Reliable internet has become a necessity.
“People living in rural areas aren’t using the internet to play video games. This is our life,” said Doug Riediger.
Doug, a farmer living near Wakonda, South Dakota, recently participated in the Center for Rural Affairs’ South Dakota Broadband Survey, which was done in an effort to learn more about residents’ broadband access and digital skills.
Broadband access is an essential component in allowing rural communities to thrive. But, for many South Dakotans, and rural Americans, broadband access continues to be a challenge. In 2021, state officials estimated that 135,000 people—or one in six South Dakotans—lack adequate broadband access. Additionally, according to research by Broadband Now, the state has the second slowest internet speed in the nation and ranks 37th overall in access.
One hundred South Dakotans participated in the Center’s survey, allowing us to hear directly from residents and gain insight into where resources are needed. Of those surveyed:
- 33% said their current broadband meets their needs.

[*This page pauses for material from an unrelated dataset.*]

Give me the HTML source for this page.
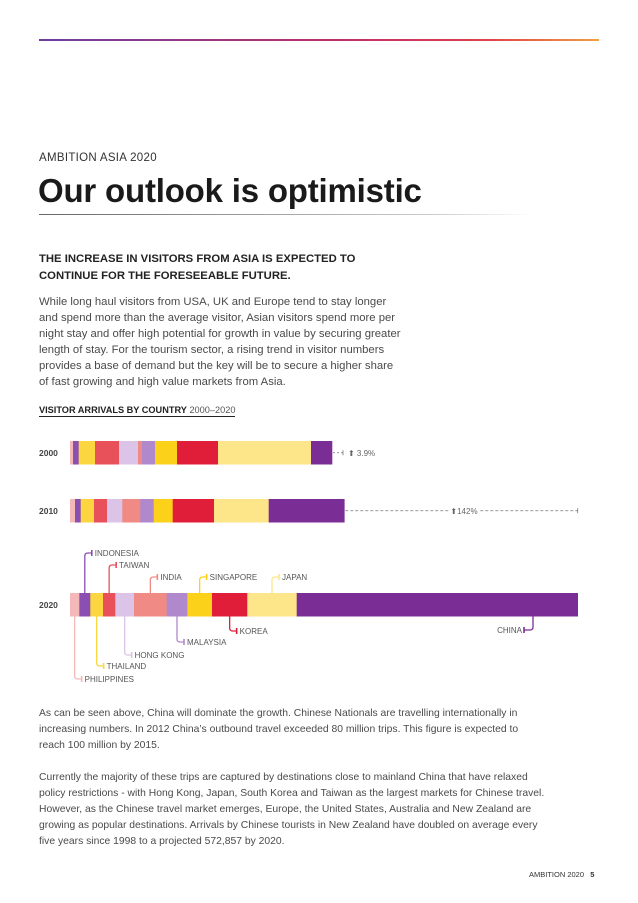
<!DOCTYPE html>
<html><head><meta charset="utf-8">
<style>
body{margin:0;background:#fff;}
#page{position:relative;width:638px;height:903px;overflow:hidden;font-family:"Liberation Sans",Arial,sans-serif;color:#3a3a3a;}
.abs{position:absolute;white-space:nowrap;}
.p{font-size:11.3px;line-height:16px;color:#4a4a4a;left:39px;}
.p2{font-size:10.35px;line-height:16px;color:#4a4a4a;left:39px;}
</style></head>
<body>
<div id="page">
<div class="abs" style="left:39px;top:39px;width:560px;height:2px;background:linear-gradient(90deg,#6d3fa0,#c0306a 55%,#e0404a 80%,#f0a040);"></div>
<div class="abs" style="left:39px;top:152px;font-size:11.5px;color:#333;letter-spacing:0.3px;">AMBITION ASIA 2020</div>
<div class="abs" style="left:38px;top:172px;font-size:33px;font-weight:bold;color:#1a1a1a;letter-spacing:-0.2px;">Our outlook is optimistic</div>
<div class="abs" style="left:39px;top:214px;width:495px;height:1px;background:linear-gradient(90deg,#666,#ccc 80%,#fff);"></div>
<div class="abs" style="left:39px;top:251px;font-size:11.3px;font-weight:bold;line-height:17px;color:#222;">THE INCREASE IN VISITORS FROM ASIA IS EXPECTED TO<br>CONTINUE FOR THE FORESEEABLE FUTURE.</div>
<div class="abs p" style="top:294px;">While long haul visitors from USA, UK and Europe tend to stay longer<br>and spend more than the average visitor, Asian visitors spend more per<br>night stay and offer high potential for growth in value by securing greater<br>length of stay. For the tourism sector, a rising trend in visitor numbers<br>provides a base of demand but the key will be to secure a higher share<br>of fast growing and high value markets from Asia.</div>
<div class="abs" style="left:39px;top:405px;font-size:9.2px;color:#222;border-bottom:1px solid #222;padding-bottom:1px;"><b>VISITOR ARRIVALS BY COUNTRY</b> <span style="color:#555">2000–2020</span></div>

<svg class="abs" style="left:0;top:0" width="638" height="903" id="chart"></svg>

<div class="abs p2" style="top:706px;">As can be seen above, China will dominate the growth. Chinese Nationals are travelling internationally in<br>increasing numbers. In 2012 China’s outbound travel exceeded 80 million trips. This figure is expected to<br>reach 100 million by 2015.</div>
<div class="abs p2" style="top:770px;">Currently the majority of these trips are captured by destinations close to mainland China that have relaxed<br>policy restrictions - with Hong Kong, Japan, South Korea and Taiwan as the largest markets for Chinese travel.<br>However, as the Chinese travel market emerges, Europe, the United States, Australia and New Zealand are<br>growing as popular destinations. Arrivals by Chinese tourists in New Zealand have doubled on average every<br>five years since 1998 to a projected 572,857 by 2020.</div>
<div class="abs" style="left:529px;top:870px;font-size:7.5px;color:#333;">AMBITION 2020 &nbsp; <b>5</b></div>
</div>
<script>
const countries=["PHILIPPINES","INDONESIA","THAILAND","TAIWAN","HONG KONG","INDIA","MALAYSIA","SINGAPORE","KOREA","JAPAN","CHINA"];
const colors=["#f4b8b8","#8a4fb0","#fcd640","#e8505a","#dcc3e8","#f08a84","#b088cc","#fbd11a","#e01e3a","#fde68a","#7b2d96"];
const years=["2000","2010","2020"];
const v2000=[3,5.7,16.3,24,19,4,13,22,41,93,21];
const v2010=[5,5.7,13.3,13,15.3,18,13.4,19,41.3,54.7,75.6];
const v2020=[9.3,11,12.7,12.3,18.7,32.7,20.6,24.7,35.3,49.4,281];
const growthLabels=["3.9%","142%"];
const series=[v2000,v2010,v2020];
const NS="http://www.w3.org/2000/svg";
const svg=document.getElementById('chart');
const x0=70,maxW=507.7;
const total2020=v2020.reduce((a,b)=>a+b,0);
const xs=v=>x0+v*maxW/total2020;
const rowTop=[441,499,593],barH=23.5;
function mk(t,a){const e=document.createElementNS(NS,t);for(const k in a)e.setAttribute(k,a[k]);svg.appendChild(e);return e;}
const ends=[];
series.forEach((vals,r)=>{
  let cum=0;
  const yl=mk('text',{x:39,y:rowTop[r]+barH/2+3,'font-size':8.5,'font-weight':'bold',fill:'#444','font-family':'Liberation Sans, sans-serif'});
  yl.textContent=years[r];
  
  
  vals.forEach((v,i)=>{
    const rc=mk('rect',{x:xs(cum),y:rowTop[r],width:xs(cum+v)-xs(cum)+0.3,height:barH,fill:colors[i]});
    
    
    cum+=v;
  });
  ends.push(cum);
});
const ft='Liberation Sans, sans-serif';
{const xe=xs(ends[0]),y=rowTop[0]+barH/2;
 mk('line',{x1:xe+1,y1:y,x2:xe+11,y2:y,stroke:'#777','stroke-dasharray':'2,2','stroke-width':0.8});
 mk('line',{x1:xe+11,y1:y-2.5,x2:xe+11,y2:y+2.5,stroke:'#777','stroke-width':0.8});
 const t=mk('text',{x:xe+16,y:y+3,'font-size':8,fill:'#666','font-family':ft});t.textContent='⬆ '+growthLabels[0];
 
 }
{const xe=xs(ends[1]),xe2=xs(ends[2]),y=rowTop[1]+barH/2;
 mk('line',{x1:xe+1,y1:y,x2:xe2,y2:y,stroke:'#777','stroke-dasharray':'3,2','stroke-width':0.8});
 mk('line',{x1:xe2,y1:y-2.5,x2:xe2,y2:y+2.5,stroke:'#777','stroke-width':0.8});
 const mid=(xe+xe2)/2+3;
 mk('rect',{x:mid-15,y:y-5,width:30,height:10,fill:'#fff'});
 const t=mk('text',{x:mid,y:y+3,'font-size':8,fill:'#666','text-anchor':'middle','font-family':ft});t.textContent='⬆'+growthLabels[1];
 
 }
const callouts=[[1,553,1],[3,565,1],[5,577,1],[7,577,1],[9,577,1],[8,631,0],[6,642,0],[4,655,0],[2,666,0],[0,679,0]];
let cum=0;const mids=[];
v2020.forEach(v=>{mids.push(xs(cum+v/2));cum+=v;});
callouts.forEach(([i,ly,up])=>{
  const xm=mids[i];const yb=up?rowTop[2]:rowTop[2]+barH;
  const hx=xm+7;
  const d=up?`M${xm},${yb} L${xm},${ly+3} Q${xm},${ly} ${xm+3},${ly} L${hx},${ly}`:`M${xm},${yb} L${xm},${ly-3} Q${xm},${ly} ${xm+3},${ly} L${hx},${ly}`;
  mk('path',{d:d,stroke:colors[i],'stroke-width':1.3,fill:'none'});
  mk('line',{x1:hx,y1:ly-3,x2:hx,y2:ly+3,stroke:colors[i],'stroke-width':1.6});
  const t=mk('text',{x:hx+3,y:ly+3,'font-size':8,fill:'#555','font-family':ft});
  t.textContent=countries[i];
  
  
});
{const xm=533,yb=rowTop[2]+barH,ly=630,c=colors[10];
 mk('path',{d:`M${xm},${yb} L${xm},${ly-3} Q${xm},${ly} ${xm-3},${ly} L${xm-9},${ly}`,stroke:c,'stroke-width':1.3,fill:'none'});
 mk('line',{x1:xm-9,y1:ly-3,x2:xm-9,y2:ly+3,stroke:c,'stroke-width':1.6});
 const t=mk('text',{x:xm-11,y:ly+3,'font-size':8,fill:'#555','text-anchor':'end','font-family':ft});t.textContent=countries[10];
 
 }
</script>
</body></html>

- 25% said they use their cell phones for their primary internet source.
- 70% said they use their broadband for office use, and more than half use it for business purposes; 35% use their internet connection for health care.
When asked to choose the top three most important issues to them, 60% said faster internet speed, 52% said lower cost of internet service, and 50% said more reliable internet service.
Lack of adequate broadband can have a significant economic impact, said Robert Lowery, chairman of the Hill City Economic Development Corporation.
“In talking to businesses up and down Main Street, lack of broadband and cell service is absolutely the No. 1 issue,” he said. “When developers look to come here, the very first question is, ‘What can you do about internet and cell service?”
Reliable internet is also a concern for those wanting to relocate or return to rural communities, many of whom depend on reliable internet for work. In 2021, the United Van Lines Annual Movers Study ranked South Dakota as the No. 2 state for inbound migration.
“We’ve lived in cities all of our lives and moving to Custer has led us to understand some of the challenges rural people face,” a survey respondent from Custer, South Dakota, said. “Our internet provider said to check back every spring for the next seven years and eventually we’ll get broadband to our home.”
Investments in this critical infrastructure will help ensure rural communities continue to be great places to live and work.
More on broadband access in the state will be published in the South Dakota Broadband Resource Guide, set to be released early this summer.